Hay una opinión abrumadoramente mayoritaria sobre la nacionalización de YPF por parte de Argentina: a largo plazo supondrá una pérdida de inversión en el país, mientras que a corto plazo implicará una ola de populismo político en favor de la presidenta argentina. No se discute aquí si es una nacionalización legítima o no, o si la decisión es la más adecuada para los intereses de Argentina. Se habla más bien de las consecuencias, y muchos parecen coincidir en el diagnóstico: desastre económico y empresarial para Argentina en el futuro, pero un fuerte respaldo político de la población a la polémica decisión. De fondo, este tipo de análisis es también un juicio a la democracia misma como sistema político: lo mejor para el país sería hacer otra cosa, se nos viene a decir. Pero se toma esta decisión porque despertará un gran apoyo social. Dicho en otras palabras: se nos está llamando tontos, como si los ciudadanos no fuéramos capaces de analizar la situación social y económica y darnos cuenta de cuál es la mejor opción entre todas las posibles.

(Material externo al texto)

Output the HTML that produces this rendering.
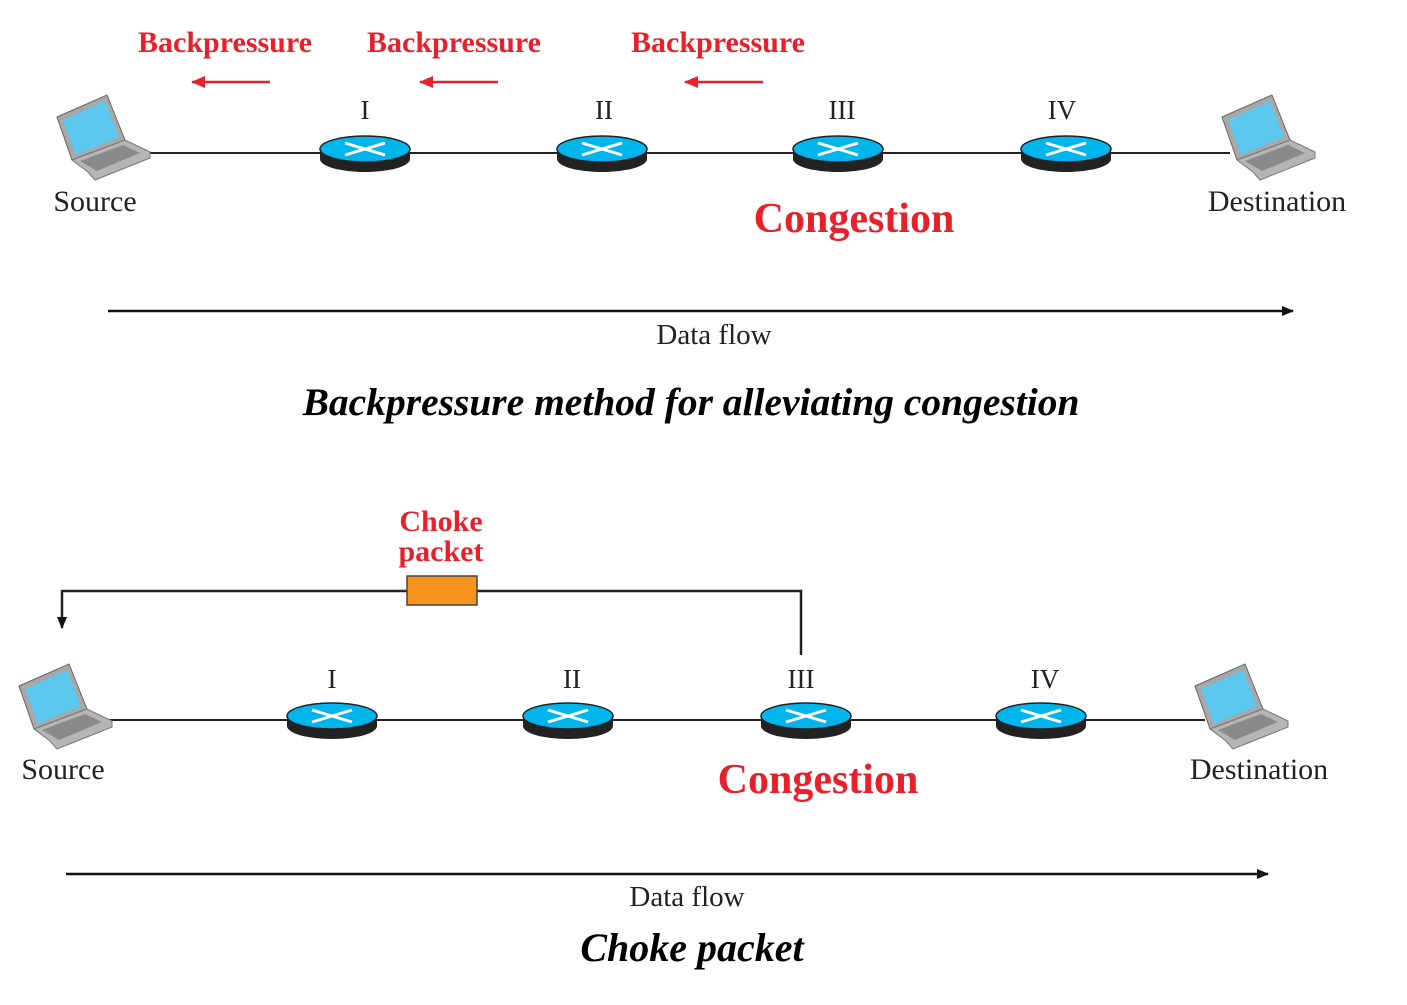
<!DOCTYPE html>
<html><head><style>body{margin:0;background:#fff}</style></head><body>
<svg width="1407" height="1000" xmlns="http://www.w3.org/2000/svg" font-family="Liberation Serif, serif">
<defs>
<g id="lap">
<polygon points="2,24 52,2 70,47 17,67" fill="#a8a8a8" stroke="#666"/>
<polygon points="8,27 50,8 64,44 21,62" fill="#5cc8f0"/>
<polygon points="17,67 70,47 95,59 95,65 40,87 33,79" fill="#b5b5b5" stroke="#777"/>
<polygon points="25,68 68,52 85,60 42,78" fill="#8a8a8a"/>
</g>
<g id="rt">
<ellipse cx="0" cy="6" rx="45" ry="13" fill="#222"/>
<rect x="-45" y="-4" width="90" height="10" fill="#222"/>
<ellipse cx="0" cy="-4" rx="45" ry="13" fill="#00b4ec" stroke="#222" stroke-width="1.5"/>
<path d="M-20,-10 L20,2 M-20,2 L20,-10" stroke="#fff" stroke-width="3"/>
</g>
<marker id="ab" markerWidth="12" markerHeight="10" refX="11" refY="5" orient="auto" markerUnits="userSpaceOnUse"><path d="M0,0 L12,5 L0,10 z" fill="#111"/></marker>
<marker id="ar" markerWidth="14" markerHeight="12" refX="13" refY="6" orient="auto" markerUnits="userSpaceOnUse"><path d="M0,0 L14,6 L0,12 z" fill="#e8202a"/></marker>
</defs>
<!-- top -->
<line x1="140" y1="153" x2="1230" y2="153" stroke="#222" stroke-width="2"/>
<use href="#lap" x="55" y="93"/>
<use href="#lap" x="1220" y="93"/>
<use href="#rt" x="365" y="153"/><use href="#rt" x="602" y="153"/><use href="#rt" x="838" y="153"/><use href="#rt" x="1066" y="153"/>
<g font-size="27" text-anchor="middle" fill="#222">
<text x="365" y="119">I</text><text x="604" y="119">II</text><text x="842" y="119">III</text><text x="1062" y="119">IV</text>
<text x="95" y="211" font-size="30">Source</text><text x="1277" y="211" font-size="30">Destination</text>
<text x="714" y="344" font-size="29">Data flow</text>
</g>
<g font-size="30" font-weight="bold" fill="#e8202a" text-anchor="middle">
<text x="225" y="52">Backpressure</text><text x="454" y="52">Backpressure</text><text x="718" y="52">Backpressure</text>
<text x="854" y="232" font-size="42">Congestion</text>
</g>
<g stroke="#e8202a" stroke-width="2.5">
<line x1="270" y1="82" x2="192" y2="82" marker-end="url(#ar)"/>
<line x1="498" y1="82" x2="420" y2="82" marker-end="url(#ar)"/>
<line x1="763" y1="82" x2="685" y2="82" marker-end="url(#ar)"/>
</g>
<line x1="108" y1="311" x2="1293" y2="311" stroke="#111" stroke-width="2.5" marker-end="url(#ab)"/>
<text x="691" y="415" font-size="39.5" font-style="italic" font-weight="bold" text-anchor="middle">Backpressure method for alleviating congestion</text>
<!-- bottom -->
<path d="M801,655 V591 H62 V628" fill="none" stroke="#222" stroke-width="2.5" marker-end="url(#ab)"/>
<rect x="407" y="576" width="70" height="29" fill="#f7941d" stroke="#444" stroke-width="1.5"/>
<line x1="100" y1="720" x2="1205" y2="720" stroke="#222" stroke-width="2"/>
<use href="#lap" x="17" y="662"/>
<use href="#lap" x="1193" y="662"/>
<use href="#rt" x="332" y="720"/><use href="#rt" x="568" y="720"/><use href="#rt" x="806" y="720"/><use href="#rt" x="1041" y="720"/>
<g font-size="27" text-anchor="middle" fill="#222">
<text x="332" y="688">I</text><text x="572" y="688">II</text><text x="801" y="688">III</text><text x="1045" y="688">IV</text>
<text x="63" y="779" font-size="30">Source</text><text x="1259" y="779" font-size="30">Destination</text>
<text x="687" y="906" font-size="29">Data flow</text>
</g>
<g font-size="30" font-weight="bold" fill="#e8202a" text-anchor="middle">
<text x="441" y="531">Choke</text><text x="441" y="561">packet</text>
<text x="818" y="793" font-size="42">Congestion</text>
</g>
<line x1="66" y1="874" x2="1268" y2="874" stroke="#111" stroke-width="2.5" marker-end="url(#ab)"/>
<text x="692" y="961" font-size="40" font-style="italic" font-weight="bold" text-anchor="middle">Choke packet</text>
</svg>
</body></html>
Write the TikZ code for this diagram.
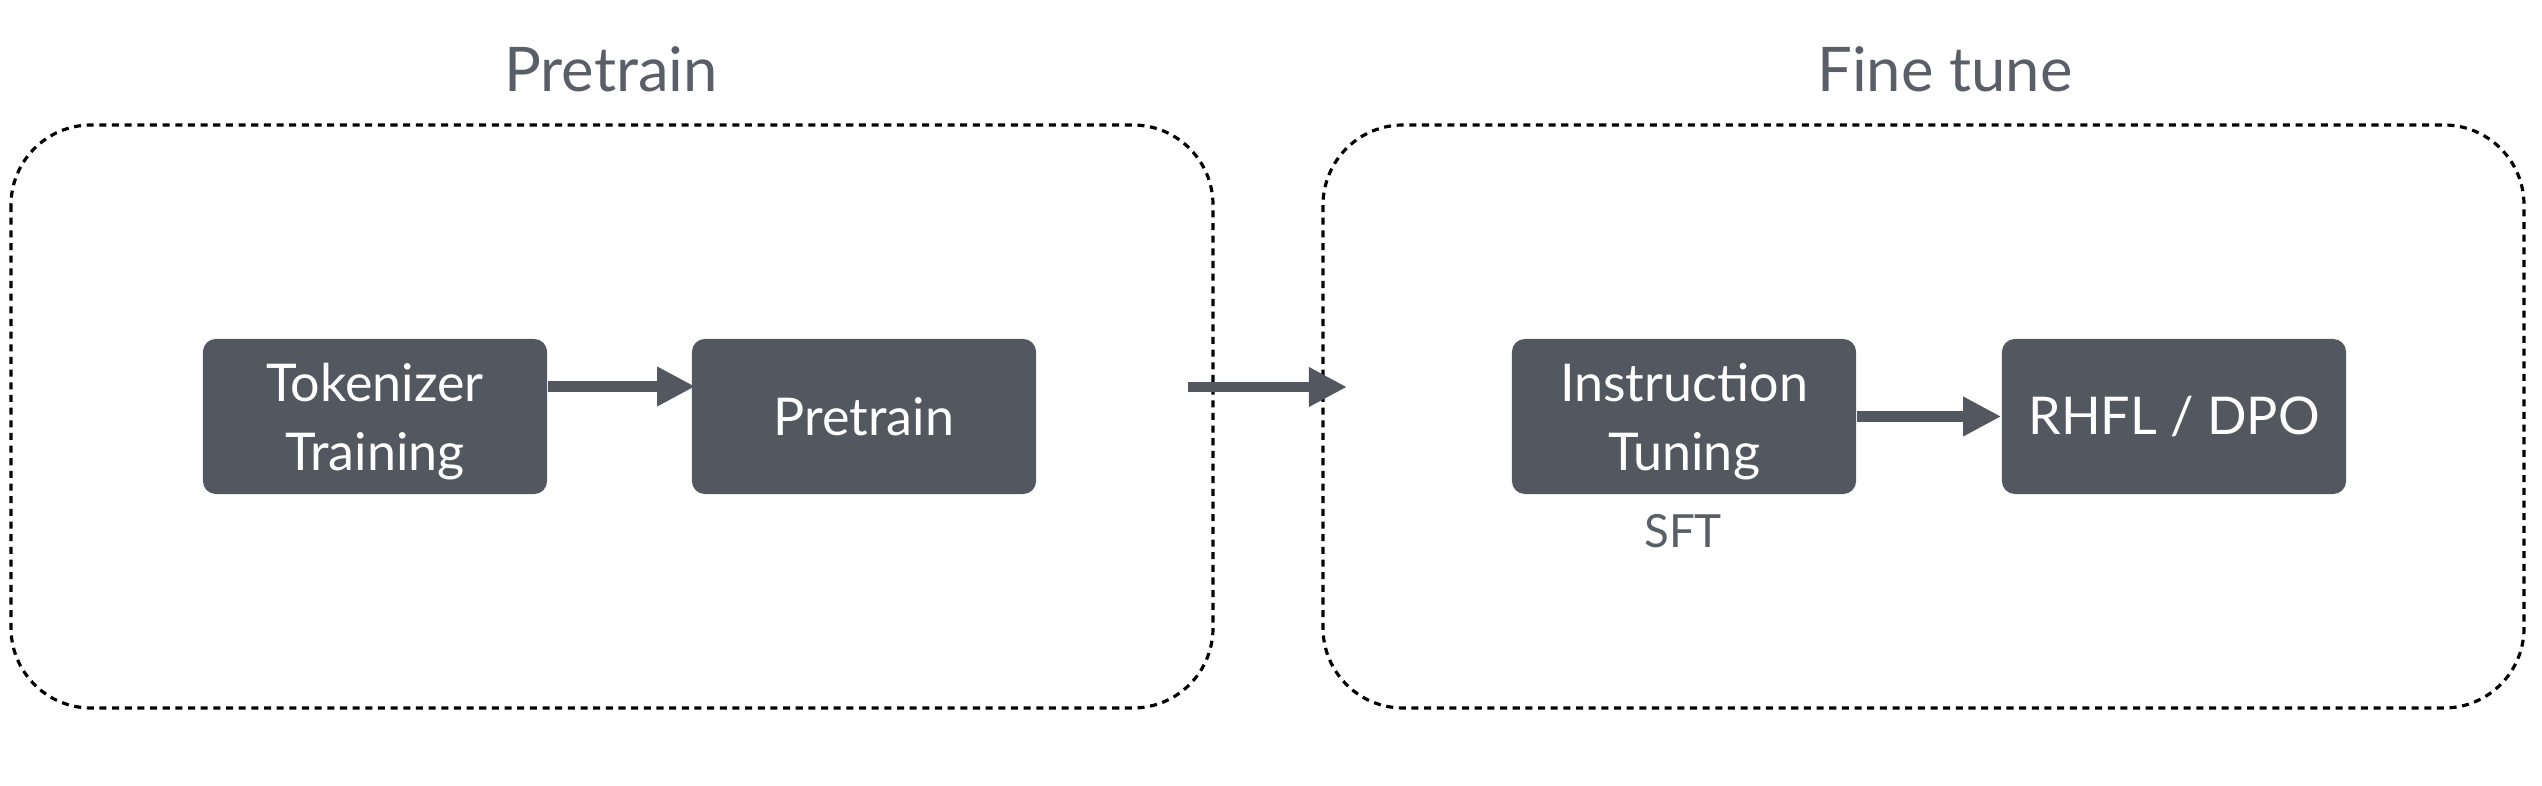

Esta es precisamente una de las críticas que con mayor frecuencia se levantan contra la democracia: la incapacidad del pueblo para gobernarse a sí mismo, para saber en cada caso qué es lo que conviene al bien de todos. Algo falla en la democracia si la soberanía popular aplaude políticas que conducen al desastre, y el problema es que podemos encontrar no pocos ejemplos históricos de que así ha sido. Y ya no se trata de que seamos estúpidos o lo dejemos de ser: que una sociedad completa calibre los riesgos y consecuencias de cada una de las opciones políticas que se tienen a la mano es absolutamente imposible, por lo que de convocar consultas o referendums no tendríamos garantía alguna de que se decidiera lo mejor para todos. Está por ver si la nacionalización de YPF trae efectos nefastos para la economía argentina, pero es más que probable que también se hubiera llevado a cabo en caso de que la decisión dependiera de una votación popular.
¿Cómo encontrar una explicación a esto" La respuesta no es nada fácil. Una hipótesis es que tendemos a pensar más en el corto plazo que en el largo. Otra manera de enfocarlo: no serían pocos los que emitirían su voto pensando en cuestiones identitarias y soberanistas antes que en la prosperidad económica del país. Y la otra forma de explicarlo es la más desoladora: somos incapaces de gobernarnos a nosotros mismos, vivimos en un mundo tan complejo que el ciudadano medio no está en condiciones de emitir un voto bien formado, consciente de las circunstancias y dispuesto a asumir las consecuencias que se puedan derivar del mismo. La perspectiva de esta tercera linea de trabajo es desalentadora y nos conduce en cierta forma a la idea de poliarquía de Dahl: no vivimos en una democracia por la sencilla razón de que no podemos vivir en ella. No estamos preparados. Por ello es mejor que diferentes esferas y grupos de poder luchen entre sí por ejercer las funciones de gobierno. Y dejar que la democracia sea una ilusión, una apariencia que hechiza a la sociedad, haciéndola creer que puede particiar de una tarea para la que no está preparada.